## begin Data lines

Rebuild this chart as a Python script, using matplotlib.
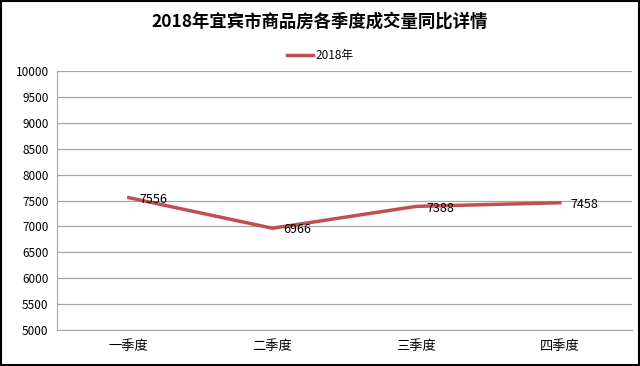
import matplotlib
matplotlib.use("Agg")
import matplotlib.pyplot as plt

plt.rcParams['font.family'] = ['Noto Sans CJK SC', 'DejaVu Sans']

quarters = ["一季度", "二季度", "三季度", "四季度"]
volume_2018 = [7556, 6966, 7388, 7458]
yticks = list(range(5000, 10001, 500))

fig = plt.figure(figsize=(6.4, 3.66), dpi=100)
ax = fig.add_axes([0.089, 0.098, 0.898, 0.708])

x = range(len(quarters))
ax.plot(x, volume_2018, color="#c0504d", linewidth=2.5, label="2018年")

# data labels sit just right of each point, like the Excel original
for i, v in enumerate(volume_2018):
    ax.annotate(str(v), (i, v), xytext=(7.5, -1.2), textcoords="offset points",
                ha="left", va="center", fontsize=9, color="black")

ax.set_xlim(-0.5, len(quarters) - 0.5)
ax.set_ylim(5000, 10000)
ax.set_yticks(yticks)
ax.set_xticks(list(x))
ax.set_xticklabels(quarters, fontsize=9.5)
ax.tick_params(axis="y", length=0, labelsize=8.5, pad=6)
ax.tick_params(axis="x", length=0, pad=7)
ax.grid(True, axis="y", color="#a6a6a6", linewidth=0.9)
ax.set_axisbelow(True)
for side in ("top", "right"):
    ax.spines[side].set_visible(False)
for side in ("left", "bottom"):
    ax.spines[side].set_color("#a6a6a6")

fig.text(0.5, 0.94, "2018年宜宾市商品房各季度成交量同比详情",
         ha="center", va="center", fontsize=12.5, fontweight="bold")
fig.legend(loc="center", bbox_to_anchor=(0.5, 0.847), frameon=False,
           fontsize=8.5, handlelength=2.2, handletextpad=0.2)

fig.patches.append(plt.Rectangle((0.0015, 0.0025), 0.997, 0.995, transform=fig.transFigure,
                                 fill=False, edgecolor="black", linewidth=1.5))

fig.savefig("out.png", dpi=100)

## end Data lines

To be done - Repeat the lines exactly as they stand, from the opening line of the data through the line with "ax = fig.add_axes([0.089, 0.098, 0.898, 0.708])". Pictures stay out of the copy.

Task output -
Rebuild this chart as a Python script, using matplotlib.
import matplotlib
matplotlib.use("Agg")
import matplotlib.pyplot as plt

plt.rcParams['font.family'] = ['Noto Sans CJK SC', 'DejaVu Sans']

quarters = ["一季度", "二季度", "三季度", "四季度"]
volume_2018 = [7556, 6966, 7388, 7458]
yticks = list(range(5000, 10001, 500))

fig = plt.figure(figsize=(6.4, 3.66), dpi=100)
ax = fig.add_axes([0.089, 0.098, 0.898, 0.708])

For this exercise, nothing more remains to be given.